Insignificant Weekend Post

This weekend I took it pretty easy. It flew by. On Friday I had intended to take the train and meet Aaron for a movie, but I was too tired and went to bed early, after a long argument about adjuncts in an arts department versus an economics department (my contention was that it makes more sense to have an adjunct teach film because they will have valuable experience about how to make films -- an expensive venture -- with very little money).

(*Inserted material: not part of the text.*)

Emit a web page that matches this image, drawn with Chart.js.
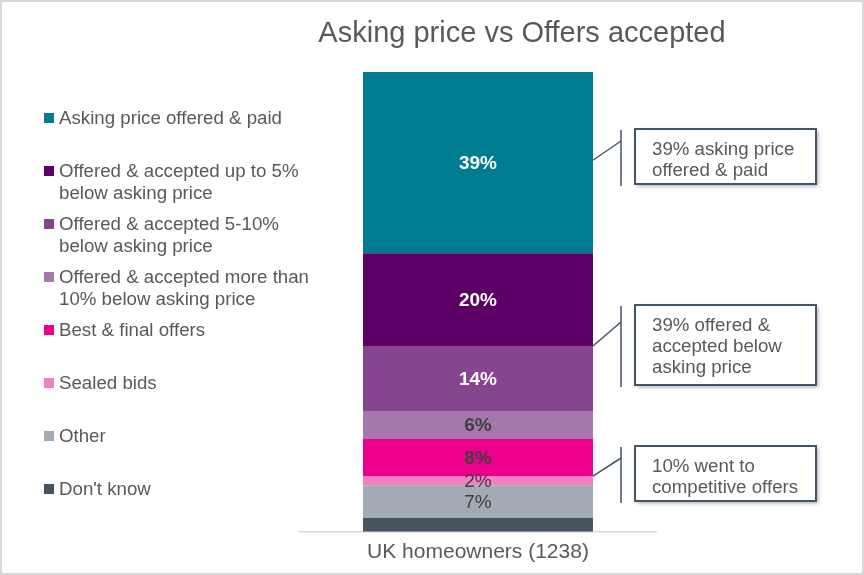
<!DOCTYPE html>
<html>
<head>
<meta charset="utf-8">
<title>Asking price vs Offers accepted</title>
<script src="https://cdn.jsdelivr.net/npm/chart.js@4"></script>
<style>
  html, body { margin: 0; padding: 0; background: #fff; }
  #wrap { width: 864px; height: 575px; }
</style>
</head>
<body>
<div id="wrap"><canvas id="canvas" width="864" height="575"></canvas></div>
<script>
'use strict';

// data, in legend order (top of the bar first)
var categories = ['UK homeowners (1238)'];
var seriesNames = [
    ['Asking price offered & paid'],
    ['Offered & accepted up to 5%', 'below asking price'],
    ['Offered & accepted 5-10%', 'below asking price'],
    ['Offered & accepted more than', '10% below asking price'],
    ['Best & final offers'],
    ['Sealed bids'],
    ['Other'],
    ["Don't know"]
];
var seriesValues = [39, 20, 14, 6, 8, 2, 7, 3];
var valueLabels = ['39%', '20%', '14%', '6%', '8%', '2%', '7%', ''];

// callouts: text lines and the value on the bar they point at
var calloutTexts = [
    ['39% asking price', 'offered & paid'],
    ['39% offered &', 'accepted below', 'asking price'],
    ['10% went to', 'competitive offers']
];
var calloutAnchors = [80, 40, 12];

var seriesColors = ['#007C91', '#5C0066', '#85458F', '#A577AD', '#EC008C', '#F47EC4', '#A2ABB3', '#48545F'];
var labelColors = ['#FFFFFF', '#FFFFFF', '#FFFFFF', '#404040', '#404040', '#404040', '#404040', '#404040'];
var labelBold = [true, true, true, true, true, false, false, false];

var FONT = '"Liberation Sans", Arial, sans-serif';
var TEXT = '#595959';
var LINE = '#44546A';

var total = seriesValues.reduce(function (a, b) { return a + b; }, 0);

// Chart.js stacks from the bottom up, so the last legend entry goes first
var datasets = [];
for (var i = seriesValues.length - 1; i >= 0; i--) {
    datasets.push({
        label: seriesNames[i].join(' '),
        data: [seriesValues[i]],
        backgroundColor: seriesColors[i],
        borderWidth: 0,
        barPercentage: 0.646,
        categoryPercentage: 1,
        idx: i
    });
}

var decorPlugin = {
    id: 'decor',
    afterDatasetsDraw: function (chart) {
        var ctx = chart.ctx;
        ctx.save();
        ctx.textAlign = 'center';
        ctx.textBaseline = 'middle';
        chart.data.datasets.forEach(function (ds, d) {
            var el = chart.getDatasetMeta(d).data[0];
            var txt = valueLabels[ds.idx];
            if (!txt) return;
            ctx.font = (labelBold[ds.idx] ? 'bold ' : '') + '19px ' + FONT;
            ctx.fillStyle = labelColors[ds.idx];
            ctx.fillText(txt, el.x, (el.y + el.base) / 2 + 1);
        });
        ctx.restore();
    },
    afterDraw: function (chart) {
        var ctx = chart.ctx;
        ctx.save();

        // outer frame
        ctx.strokeStyle = '#D9D9D9';
        ctx.lineWidth = 2;
        ctx.strokeRect(1, 1, chart.width - 2, chart.height - 2);

        // title
        ctx.fillStyle = TEXT;
        ctx.font = '29px ' + FONT;
        ctx.textAlign = 'center';
        ctx.textBaseline = 'middle';
        ctx.fillText('Asking price vs Offers accepted', 522, 34);

        // legend on the left
        ctx.textAlign = 'left';
        ctx.font = '18.7px ' + FONT;
        seriesNames.forEach(function (lines, k) {
            var y = 118 + k * 53;
            ctx.fillStyle = seriesColors[k];
            ctx.fillRect(44, y - 5, 10, 10);
            ctx.fillStyle = TEXT;
            lines.forEach(function (ln, j) {
                ctx.fillText(ln, 59, y + j * 22 + 1);
            });
        });

        // callouts
        var el = chart.getDatasetMeta(0).data[0];
        var barRight = el.x + el.width / 2;
        var yScale = chart.scales.y;
        var boxTops = [129, 305, 446];
        calloutTexts.forEach(function (lines, k) {
            var h = lines.length === 3 ? 80 : 55;
            var top = boxTops[k];
            var ay = yScale.getPixelForValue(calloutAnchors[k]);
            ctx.strokeStyle = LINE;
            ctx.lineWidth = 1.5;
            ctx.beginPath();
            ctx.moveTo(621, top + 1);
            ctx.lineTo(621, top + h + 2);
            ctx.moveTo(barRight, ay);
            ctx.lineTo(621, top + 1 + h * 0.2);
            ctx.stroke();

            ctx.save();
            ctx.shadowColor = 'rgba(0,0,0,0.35)';
            ctx.shadowBlur = 4;
            ctx.shadowOffsetX = 2;
            ctx.shadowOffsetY = 2;
            ctx.fillStyle = '#FFFFFF';
            ctx.fillRect(635, top, 181, h);
            ctx.restore();
            ctx.lineWidth = 2;
            ctx.strokeRect(635, top, 181, h);

            ctx.fillStyle = TEXT;
            ctx.font = '18.7px ' + FONT;
            lines.forEach(function (ln, j) {
                ctx.fillText(ln, 652, top + 21 + j * 21);
            });
        });
        ctx.restore();
    }
};

var ctx = document.getElementById('canvas').getContext('2d');
var myBar = new Chart(ctx, {
    type: 'bar',
    data: { labels: categories, datasets: datasets },
    options: {
        responsive: false,
        animation: false,
        devicePixelRatio: 1,
        layout: { padding: { left: 300, right: 208, top: 72, bottom: 2 } },
        plugins: {
            legend: { display: false },
            title: { display: false },
            tooltip: { enabled: false }
        },
        scales: {
            x: {
                stacked: true,
                grid: { display: false, drawTicks: false },
                border: { display: true, color: '#D9D9D9', width: 1.5 },
                ticks: { color: TEXT, padding: 8, font: { family: FONT, size: 21 } }
            },
            y: {
                stacked: true,
                display: false,
                min: 0,
                max: total
            }
        }
    },
    plugins: [decorPlugin]
});
</script>
</body>
</html>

On Saturday I thought once again about going to see a movie but decided to save the money. Also, it was too cold to walk to the train. I worked on the house instead, and read for a while, meditating on a letter from Mom and Dad. Then a bunch of us were going to see a show but it cost too much and didn't look very good, so we went to a Christmas party instead. The people at the party were young and silent, so Stephanie and I tried to get them interested in a game of charades. I guessed "The Longest Yard" and "The Sun Also Rises" correctly, but it took me a while to get the hang of it.

Yesterday I watched "Sky High" which was an amusing movie about super heros in high school. It reminded me of Aaron's superpower, which is the ability to state the obvious. Also, we had band practice, which was fun. I've been playing bass guitar and drums a little and getting pretty good at it. Playing in this band makes me feel sort of like an accomplished pop musician. Stephanie and I are working again on our operetta about HL Mencken, and we have an engagement to perform it at a festival here in April, I think on Alan's birthday. The story concerns the Mencken museum set in the future, after the Alphabet War of 2036, when people started to viciously hate the letters "H" and "L." Obviously, the HL Mencken museum has done quite poorly after that momentous war, and the curator -- freed from anyone who might visit her -- has plenty of time to soup up her Mencken automotron -- me.

Finally, all of my children are walking and talking. Or none of them are, depending on how you look at it.

Comments

alan said…
i wish if there was an alphabet war people would fight together to oust the letter c.
kat, ise, selery, attak
Adam R said…
In Russian there is no letter c. Well, there is, but it's used as an "s" and there is no s. So Moscow is spelled "Mock"ow.